Practicing radical kindness is hard. You should do it anyway.
There is, perhaps, no other virtue that is more misunderstood or ill-defined than kindness. Like love, kindness is more verb than noun, and like love, it exists in a variety of states and categories. Unlike love, however, we rarely, if ever, discuss the different types or categories of kindness, and this can result in an overly simplistic interpretation of the word. That may sound like semantics, but it isn’t because the way we define kindness is ultimately the way in which we will practice it.
I would argue that there are actually three unique categories of kindness: passive kindness, transactional kindness, and radical kindness. Passive kindness is the easiest. It’s the sort of kindness we encourage after telling horror stories about the treatment of retail workers or sharing videos of people screaming as they fight over a roll of toilet paper. It’s not so much about doing the right thing as it is not doing the wrong thing.
Passive kindness is important. It’s essential for a polite, functioning society, and because it’s relatively easy, it’s quite simple to practice. That simplicity, however, is a double-edged sword. Using this definition makes kindness a very easy box to check. Essentially, if you’ve been a remotely decent human being today, then you’ve been kind. Job done. Mission accomplished. Box checked. The danger in that is that if you define kindness in this way, focusing solely on doing no harm, you may miss the opportunity to do more substantial good.

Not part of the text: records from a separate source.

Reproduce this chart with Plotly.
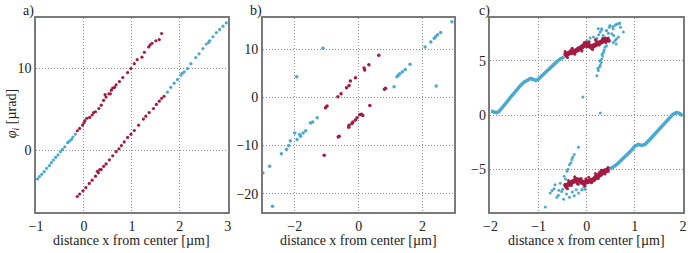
import plotly.graph_objects as go

# ---------------- data ----------------
# panel a
a_blue1_x = [-0.97, -0.93, -0.88, -0.83, -0.78, -0.72, -0.68, -0.64, -0.59, -0.54, -0.49, -0.45, -0.40, -0.34, -0.30, -0.26, -0.23, -0.18]
a_blue1_y = [-3.55, -3.27, -2.98, -2.65, -2.24, -1.92, -1.55, -1.22, -0.90, -0.60, -0.20, 0.08, 0.40, 0.90, 1.10, 1.30, 1.60, 1.96]
a_red1_x = [-0.14, -0.09, -0.03, 0.00, 0.02, 0.06, 0.12, 0.17, 0.24, 0.31, 0.36, 0.41, 0.46, 0.52, 0.57, 0.64, 0.67, 0.74, 0.81, 0.91, 0.98, 1.05, 1.11, 1.21, 1.26, 1.35, 1.42, 1.50, 1.57, 1.62, 0.44, 0.55, 0.60, 0.20, 1.38]
a_red1_y = [2.37, 2.65, 3.06, 3.35, 3.60, 3.90, 4.00, 4.30, 4.70, 5.10, 5.50, 6.10, 6.50, 6.90, 7.35, 7.70, 8.00, 8.40, 8.90, 9.50, 10.00, 10.60, 11.10, 11.40, 12.00, 12.65, 13.10, 13.40, 13.55, 14.30, 6.80, 6.90, 7.60, 4.60, 12.90]
a_red2_x = [-0.14, -0.09, -0.02, 0.04, 0.11, 0.17, 0.24, 0.30, 0.36, 0.41, 0.46, 0.53, 0.60, 0.67, 0.73, 0.78, 0.84, 0.91, 0.98, 1.05, 1.14, 1.24, 1.29, 1.36, 1.45, 1.51, 1.57, 1.62, 1.67, 0.28, 0.33]
a_red2_y = [-5.70, -5.40, -5.00, -4.60, -4.10, -3.70, -3.20, -2.80, -2.40, -2.00, -1.70, -1.20, -0.70, -0.20, 0.15, 0.55, 1.00, 1.55, 1.95, 2.40, 3.05, 3.80, 4.15, 4.60, 5.10, 5.60, 6.00, 6.35, 6.60, -2.60, -2.40]
a_blue2_x = [1.74, 1.81, 1.88, 1.95, 2.02, 2.09, 2.16, 2.23, 2.33, 2.40, 2.48, 2.55, 2.62, 2.69, 2.76, 2.83, 2.90, 2.97, 2.05, 2.60]
a_blue2_y = [7.10, 7.70, 8.20, 8.65, 9.20, 9.60, 10.00, 10.60, 11.35, 11.80, 12.45, 13.00, 13.40, 13.90, 14.40, 14.80, 15.20, 15.60, 9.40, 13.20]

# panel b
b_blue_x = [-3.00, -2.79, -2.70, -2.42, -2.26, -2.19, -2.14, -2.00, -1.93, -1.85, -1.82, -1.74, -1.66, -1.51, -1.44, -1.30, -1.94, -1.12,
            1.11, 1.20, 1.24, 1.29, 1.37, 1.46, 1.61, 2.08, 2.26, 2.37, 2.41, 2.47, 2.57, 2.92, 2.43]
b_blue_y = [-15.7, -14.3, -22.6, -11.7, -10.8, -10.0, -9.0, -7.4, -8.75, -7.7, -8.05, -7.4, -6.9, -5.3, -5.1, -4.2, 4.3, 10.2,
            2.2, 4.3, 4.6, 4.9, 5.35, 5.8, 6.9, 10.5, 11.5, 12.3, 12.6, 13.0, 13.5, 15.7, 2.4]
b_red_x = [-1.08, -1.04, -0.99, -0.65, -0.55, -0.38, -0.30, -0.26, -0.10, 0.17, 0.19, 0.32, 0.63,
           -0.64, -0.61, -0.31, -0.30, -0.21, -0.18, -0.10, -0.05, 0.03, 0.09, 0.13, 0.35, 0.81, 0.84]
b_red_y = [-12.0, -2.15, -1.8, 0.14, 0.76, 2.0, 2.5, 3.4, 4.1, 6.1, 5.7, 6.8, 8.75,
           -8.2, -8.05, -6.2, -5.8, -5.4, -5.1, -4.7, -4.2, -3.6, -3.5, -3.75, -1.7, 1.7, 1.9]

# panel c
c_blue_up_x = [-1.99, -1.93, -1.88, -1.83, -1.78, -1.72, -1.66, -1.59, -1.52, -1.45, -1.38, -1.31, -1.24, -1.17, -1.12, -1.06, -1.02, -0.97, -0.90, -0.83, -0.76, -0.69, -0.62, -0.55, -0.47]
c_blue_up_y = [0.37, 0.28, 0.22, 0.28, 0.53, 0.84, 1.20, 1.60, 2.00, 2.30, 2.70, 3.00, 3.20, 3.37, 3.30, 3.20, 3.25, 3.47, 3.78, 4.08, 4.40, 4.64, 4.92, 5.17, 5.35]
c_red_up_x = [-0.47, -0.41, -0.36, -0.29, -0.22, -0.15, -0.08, -0.01, 0.03, 0.10, 0.15, 0.22, 0.29, 0.36, 0.43, 0.48]
c_red_up_y = [5.45, 5.63, 5.73, 5.80, 5.94, 6.10, 6.35, 6.56, 6.47, 6.25, 6.40, 6.60, 6.78, 6.87, 6.97, 7.03]
c_red_up_sx = [-0.45, -0.40, -0.33, -0.25, -0.18, -0.10, -0.05, 0.05, 0.12, 0.20, 0.26, 0.33, 0.40, 0.46, -0.30, 0.00, 0.18, 0.38]
c_red_up_sy = [5.85, 5.30, 6.00, 5.60, 6.20, 5.90, 6.70, 6.75, 6.05, 6.85, 6.45, 7.05, 6.70, 6.80, 6.15, 6.30, 6.95, 7.10]
c_blue_up_cx = [0.21, 0.28, 0.34, 0.41, 0.47, 0.52, 0.55, 0.59, 0.63, 0.68, 0.70, 0.76, 0.55, 0.59, 0.62, 0.48, 0.14, 0.07, 0.00, -0.03, 0.38, 0.25, 0.31,
                0.24, 0.31, 0.41, 0.48, 0.54, 0.61, 0.68, 0.56, 0.61, 0.66, 0.45,
                0.21, 0.24, 0.26, 0.28, 0.30, 0.31, 0.33, 0.35, 0.36, 0.38, 0.41, 0.23, 0.27, 0.32,
                -0.08, 0.28]
c_blue_up_cy = [7.09, 7.65, 7.34, 7.80, 8.10, 7.50, 7.96, 8.27, 8.40, 8.50, 8.10, 7.65, 6.70, 6.87, 7.03, 6.87, 7.20, 7.10, 6.87, 6.70, 7.10, 7.40, 7.96,
                7.96, 7.86, 7.80, 8.26, 8.17, 8.36, 8.42, 7.34, 6.56, 7.20, 7.55,
                3.62, 4.10, 4.40, 4.60, 4.85, 5.17, 5.45, 5.80, 6.00, 6.26, 6.40, 4.30, 5.00, 5.60,
                1.67, 0.19]
c_blue_lo_x = [0.45, 0.52, 0.62, 0.72, 0.83, 0.93, 1.00, 1.07, 1.14, 1.21, 1.31, 1.45, 1.59, 1.72, 1.79, 1.86, 1.93, 1.99]
c_blue_lo_y = [-4.98, -4.88, -4.58, -4.18, -3.74, -3.25, -2.88, -2.72, -2.81, -2.72, -2.26, -1.58, -0.86, -0.24, 0.06, 0.22, 0.16, -0.09]
c_red_lo_x = [0.47, 0.40, 0.35, 0.28, 0.21, 0.14, 0.07, 0.00, -0.07, -0.14, -0.21, -0.28, -0.35, -0.41, -0.47]
c_red_lo_y = [-5.05, -5.10, -5.20, -5.50, -5.66, -5.97, -6.06, -6.20, -6.28, -6.05, -5.97, -6.13, -6.34, -6.53, -6.65]
c_red_lo_sx = [0.44, 0.38, 0.30, 0.24, 0.18, 0.10, 0.04, -0.04, -0.12, -0.18, -0.25, -0.32, -0.38, -0.45, 0.26, -0.02, -0.20, -0.40]
c_red_lo_sy = [-4.85, -5.45, -5.10, -5.85, -5.40, -6.25, -5.75, -6.55, -5.85, -6.40, -5.70, -6.50, -6.05, -6.40, -5.30, -5.90, -6.30, -6.80]
c_blue_lo_cx = [-0.47, -0.41, -0.36, -0.31, -0.26, -0.44, -0.39, -0.33, -0.29, -0.17,
                -0.66, -0.72, -0.76, -0.62, -0.59, -0.52, -0.48, -0.36, -0.26, -0.22, -0.10, -0.06, -0.14, -0.86, -0.50, -0.55,
                -0.17, -0.10, -0.03, -0.68, -0.58, -0.42, -0.30]
c_blue_lo_cy = [-5.66, -5.20, -4.58, -4.11, -3.65, -5.90, -5.00, -4.40, -3.90, -2.97,
                -6.43, -6.96, -7.20, -7.58, -7.40, -7.06, -7.77, -7.58, -7.46, -6.90, -6.90, -6.65, -6.30, -8.50, -6.84, -6.30,
                -7.20, -6.90, -6.84, -6.80, -6.95, -7.30, -7.10]

# tick labels
a_xticks = [-1, 0, 1, 2, 3]
a_yticks = [0, 10]
b_xticks = [-2, 0, 2]
b_yticks = [-20, -10, 0, 10]
c_xticks = [-2, -1, 0, 1, 2]
c_yticks = [-5, 0, 5]

BLUE = "#4aa9d0"
RED = "#a31b40"
FONT = "Liberation Serif"
FS = 14

fig = go.Figure()

def pts(x, y, color, size, xa, ya):
    fig.add_trace(go.Scatter(x=x, y=y, mode="markers", xaxis=xa, yaxis=ya,
                             marker=dict(color=color, size=size, line=dict(width=0)),
                             showlegend=False, hoverinfo="skip"))

def band(x, y, color, width, xa, ya):
    fig.add_trace(go.Scatter(x=x, y=y, mode="lines", xaxis=xa, yaxis=ya,
                             line=dict(color=color, width=width),
                             showlegend=False, hoverinfo="skip"))

# panel a
pts(a_blue1_x, a_blue1_y, BLUE, 3.2, "x", "y")
pts(a_blue2_x, a_blue2_y, BLUE, 3.2, "x", "y")
pts(a_red1_x, a_red1_y, RED, 3.2, "x", "y")
pts(a_red2_x, a_red2_y, RED, 3.2, "x", "y")
# panel b
pts(b_blue_x, b_blue_y, BLUE, 3.5, "x2", "y2")
pts(b_red_x, b_red_y, RED, 3.5, "x2", "y2")
# panel c
band(c_blue_up_x, c_blue_up_y, BLUE, 3.5, "x3", "y3")
band(c_blue_lo_x, c_blue_lo_y, BLUE, 3.5, "x3", "y3")
pts(c_blue_up_cx, c_blue_up_cy, BLUE, 3, "x3", "y3")
pts(c_blue_lo_cx, c_blue_lo_cy, BLUE, 3, "x3", "y3")
band(c_red_up_x, c_red_up_y, RED, 5, "x3", "y3")
band(c_red_lo_x, c_red_lo_y, RED, 5, "x3", "y3")
pts(c_red_up_sx, c_red_up_sy, RED, 3, "x3", "y3")
pts(c_red_lo_sx, c_red_lo_sy, RED, 3, "x3", "y3")

W, H = 694, 253
ML, MR, MT, MB = 36, 7, 18, 41
PW = W - ML - MR
PH = H - MT - MB

def px(x):
    return (x - ML) / PW

def py(y):
    return (H - MB - y) / PH

axis_common = dict(showline=True, mirror=True, linecolor="#7a7a7a", linewidth=1.5,
                   showgrid=True, gridcolor="#8c8c8c", gridwidth=1, griddash="1px,2px",
                   zeroline=False, ticks="", tickfont=dict(family=FONT, size=FS, color="#222"),
                   tickmode="array")

doms = [(px(36), px(229)), (px(264.3), px(457)), (px(493.3), px(687))]
ranges_x = [[-1, 3], [-3, 3], [-2, 2]]
ranges_y = [[-7.6, 16.2], [-23.8, 16.5], [-8.95, 8.95]]
xt = [a_xticks, b_xticks, c_xticks]
yt = [a_yticks, b_yticks, c_yticks]

layout = dict(width=W, height=H, margin=dict(l=ML, r=MR, t=MT, b=MB),
              paper_bgcolor="white", plot_bgcolor="white",
              font=dict(family=FONT, size=FS, color="#222"))
for i in range(3):
    sx = "" if i == 0 else str(i + 1)
    layout["xaxis" + sx] = dict(axis_common, domain=list(doms[i]), range=ranges_x[i],
                                tickvals=xt[i], anchor="y" + sx)
    layout["yaxis" + sx] = dict(axis_common, domain=[0, 1], range=ranges_y[i],
                                tickvals=yt[i], anchor="x" + sx)
fig.update_layout(**layout)

ann = []
for i, lab in enumerate(["a)", "b)", "c)"]):
    cx = [28, 257, 487][i]
    ann.append(dict(text=lab, x=px(cx), y=py(11), xref="paper", yref="paper",
                    showarrow=False, xanchor="center", yanchor="middle",
                    font=dict(family=FONT, size=FS, color="#222")))
    mid = (doms[i][0] + doms[i][1]) / 2
    ann.append(dict(text="distance x from center [µm]", x=mid, y=py(240), xref="paper", yref="paper",
                    showarrow=False, xanchor="center", yanchor="middle",
                    font=dict(family=FONT, size=FS, color="#222")))
ann.append(dict(text="<i>φ</i><sub><i>i</i></sub> [µrad]", x=px(12), y=py(114), xref="paper", yref="paper",
                showarrow=False, xanchor="center", yanchor="middle", textangle=-90,
                font=dict(family=FONT, size=FS, color="#222")))
fig.update_layout(annotations=ann)

fig.write_html("out.html", config={"displayModeBar": False},
               post_script="document.body.style.margin='0';document.body.style.padding='0';")
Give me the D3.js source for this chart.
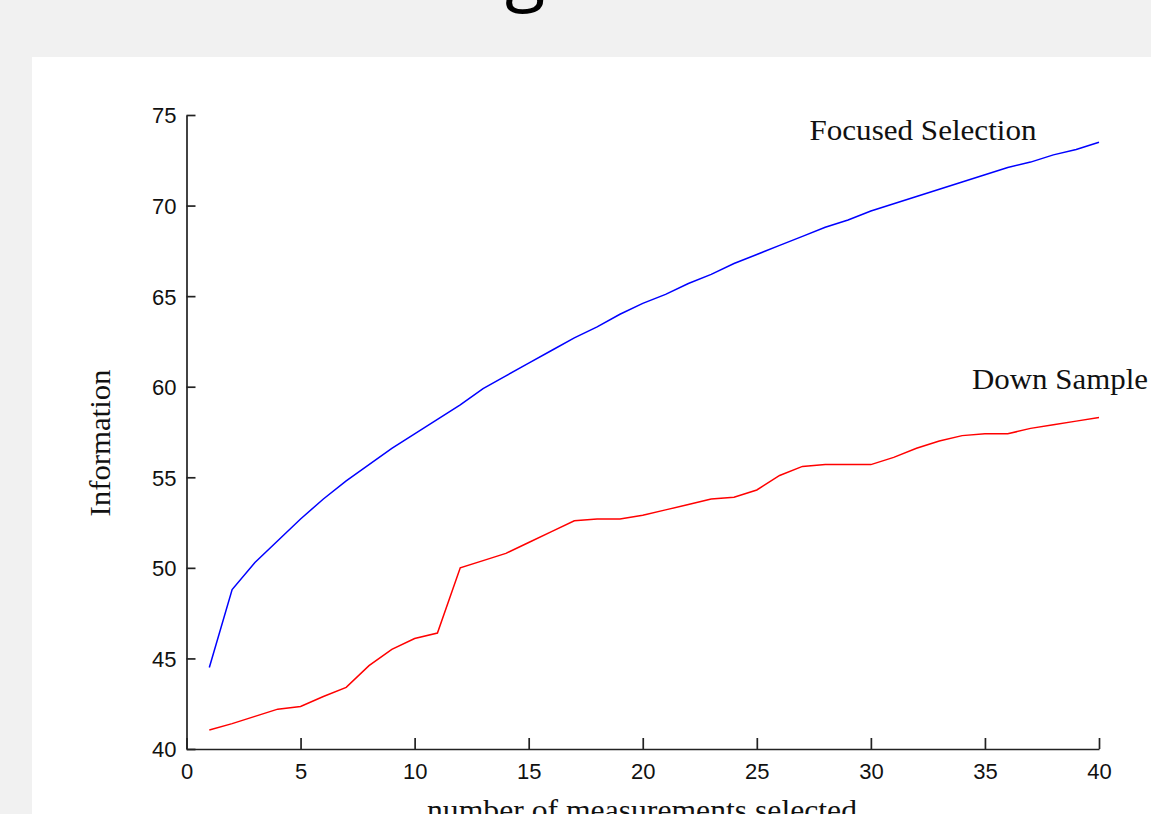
<!DOCTYPE html>
<html>
<head>
<meta charset="utf-8">
<script src="https://cdn.jsdelivr.net/npm/d3@7"></script>
<style>
  html, body { margin: 0; padding: 0; background: #f1f1f1; overflow: hidden; }
  svg { display: block; }
</style>
</head>
<body>
<svg id="chart" width="1151" height="814"></svg>
<script>
// ---- data ----
const measurements = [1,2,3,4,5,6,7,8,9,10,11,12,13,14,15,16,17,18,19,20,21,22,23,24,25,26,27,28,29,30,31,32,33,34,35,36,37,38,39,40];
const focusedSelection = [44.5,48.8,50.3,51.5,52.7,53.8,54.8,55.7,56.6,57.4,58.2,59.0,59.9,60.6,61.3,62.0,62.7,63.3,64.0,64.6,65.1,65.7,66.2,66.8,67.3,67.8,68.3,68.8,69.2,69.7,70.1,70.5,70.9,71.3,71.7,72.1,72.4,72.8,73.1,73.5];
const downSample = [41.05,41.4,41.8,42.2,42.35,42.9,43.4,44.6,45.5,46.1,46.4,50.0,50.4,50.8,51.4,52.0,52.6,52.7,52.7,52.9,53.2,53.5,53.8,53.9,54.3,55.1,55.6,55.7,55.7,55.7,56.1,56.6,57.0,57.3,57.4,57.4,57.7,57.9,58.1,58.3];
const xTicks = [0,5,10,15,20,25,30,35,40];
const yTicks = [40,45,50,55,60,65,70,75];
const seriesNames = ["Focused Selection", "Down Sample"];
const titleText = "Information Gathering";
const xLabel = "number of measurements selected";
const yLabel = "Information";

// ---- layout ----
const svg = d3.select("#chart");
const W = 1151, H = 814;
const plot = { left: 186.5, right: 1099, top: 115, bottom: 749 };

svg.append("rect").attr("x", 0).attr("y", 0).attr("width", W).attr("height", H).attr("fill", "#f1f1f1");
svg.append("rect").attr("x", 32).attr("y", 57).attr("width", W - 32).attr("height", H - 57).attr("fill", "#ffffff");

// title (mostly above the visible area, only the descender shows)
const title = svg.append("text")
  .attr("x", 0).attr("y", -4)
  .attr("font-family", "'Open Sans', 'Noto Sans', sans-serif")
  .attr("font-size", 74)
  .attr("fill", "#000")
  .text(titleText);
const gIdx = titleText.lastIndexOf("g");
const ext = title.node().getExtentOfChar(gIdx);
title.attr("x", 525 - (ext.x + ext.width / 2));

const x = d3.scaleLinear().domain([0, 40]).range([plot.left, plot.right]);
const y = d3.scaleLinear().domain([40, 75]).range([plot.bottom, plot.top]);

const tickFont = "'Liberation Sans', Arial, sans-serif";

// x axis
const xAxis = svg.append("g")
  .attr("transform", `translate(0,${plot.bottom})`)
  .call(d3.axisBottom(x).tickValues(xTicks).tickSize(-11).tickSizeOuter(0).tickPadding(0).tickFormat(d3.format("d")));
xAxis.select(".domain").attr("stroke", "#222").attr("stroke-width", 1.7);
xAxis.selectAll(".tick line").attr("stroke", "#222").attr("stroke-width", 1.7);
xAxis.selectAll(".tick text")
  .attr("y", 23).attr("dy", "0.34em")
  .attr("font-family", tickFont).attr("font-size", 22).attr("fill", "#111");

// y axis
const yAxis = svg.append("g")
  .attr("transform", `translate(${plot.left},0)`)
  .call(d3.axisLeft(y).tickValues(yTicks).tickSize(-9).tickSizeOuter(0).tickPadding(0).tickFormat(d3.format("d")));
yAxis.select(".domain").attr("stroke", "#222").attr("stroke-width", 1.7);
yAxis.selectAll(".tick line").attr("stroke", "#222").attr("stroke-width", 1.7);
yAxis.selectAll(".tick text")
  .attr("x", -10).attr("dy", "0.36em")
  .attr("font-family", tickFont).attr("font-size", 22).attr("fill", "#111");

// lines
const line = d3.line().x(d => x(d[0])).y(d => y(d[1]));
const series = [
  { name: seriesNames[0], values: focusedSelection, color: "#0000ff" },
  { name: seriesNames[1], values: downSample, color: "#ff0000" }
];
series.forEach(s => {
  svg.append("path")
    .datum(measurements.map((m, i) => [m, s.values[i]]))
    .attr("fill", "none")
    .attr("stroke", s.color)
    .attr("stroke-width", 1.5)
    .attr("d", line);
});

// series labels
const serif = "'Liberation Serif', 'Times New Roman', serif";
svg.append("text").attr("x", 923).attr("y", 140).attr("text-anchor", "middle")
  .attr("font-family", serif).attr("font-size", 29).attr("fill", "#111")
  .attr("textLength", 227).attr("lengthAdjust", "spacingAndGlyphs")
  .text(seriesNames[0]);
svg.append("text").attr("x", 1060).attr("y", 389).attr("text-anchor", "middle")
  .attr("font-family", serif).attr("font-size", 29).attr("fill", "#111")
  .attr("textLength", 176).attr("lengthAdjust", "spacingAndGlyphs")
  .text(seriesNames[1]);

// axis labels
svg.append("text")
  .attr("transform", "translate(110,443) rotate(-90)")
  .attr("text-anchor", "middle")
  .attr("font-family", serif).attr("font-size", 29).attr("fill", "#111")
  .attr("textLength", 147).attr("lengthAdjust", "spacingAndGlyphs")
  .text(yLabel);
svg.append("text")
  .attr("x", 642).attr("y", 820)
  .attr("text-anchor", "middle")
  .attr("font-family", serif).attr("font-size", 29).attr("fill", "#111")
  .attr("textLength", 430).attr("lengthAdjust", "spacingAndGlyphs")
  .text(xLabel);
</script>
</body>
</html>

Transactional kindness is slightly harder. It requires action and often sacrifice. But it also comes with conditions. Transactional kindness says “I will do this for you because I know you would/will do the same for me.” We see this sort of kindness extolled on social media a lot in posts with advice like “Don’t cross oceans for people who wouldn’t cross puddles for you.” On the surface, this sounds like good advice. It sounds like self care. But it isn’t. It’s transactional kindness masquerading as self-care, and it’s dangerous.
I understand the appeal of transactional kindness. It’s safe. Our energy and resources are limited, and our time is precious. Transactional kindness ensures that, when we invest those things in other people, we can expect a good return on our investment. The problem with this approach is that the times when people need our kindness most are often also the times when they are least equipped to reciprocate it. Realistically, people may never be able to the kindness we show them, but that shouldn’t stop us from performing the kindness anyway. People aren’t stocks, and their ability to provide a good return on investment shouldn’t determine their worth.
What we need, instead, is radical kindness. Unlike transactional kindness, radical kindness doesn’t say “I will do this for you because you will do this for me.” Radical kindness doesn’t care about what the other person can or will do. It is only concerned with what the other person needs and what you can do to provide it.
Radical kindness is hard. It’s risky. Practicing radical kindness means putting yourself out there, over and over again, knowing you may ultimately not get anything in return. It means crossing oceans for people who may not cross puddles for you. Practicing radical kindness can be messy and lonely, and sometimes, it hurts. But you should do it anyway.
We are all fairly close to capacity right now, and I’m not suggesting you pull a Giving Tree and carve yourself into pieces for the good of someone else. Self-care is important, and you need to be mindful of setting healthy boundaries and not trying to pour from an empty cup. But if there is good to be done, and you are in a position to do it, then you should. You never know the battles people are facing. You never know the good that kindness might do.
So as you navigate this strange reality we all suddenly find ourselves living in, strive to do so with radical kindness. Cross oceans. Take risks. Do reckless good. The world needs that now more than ever.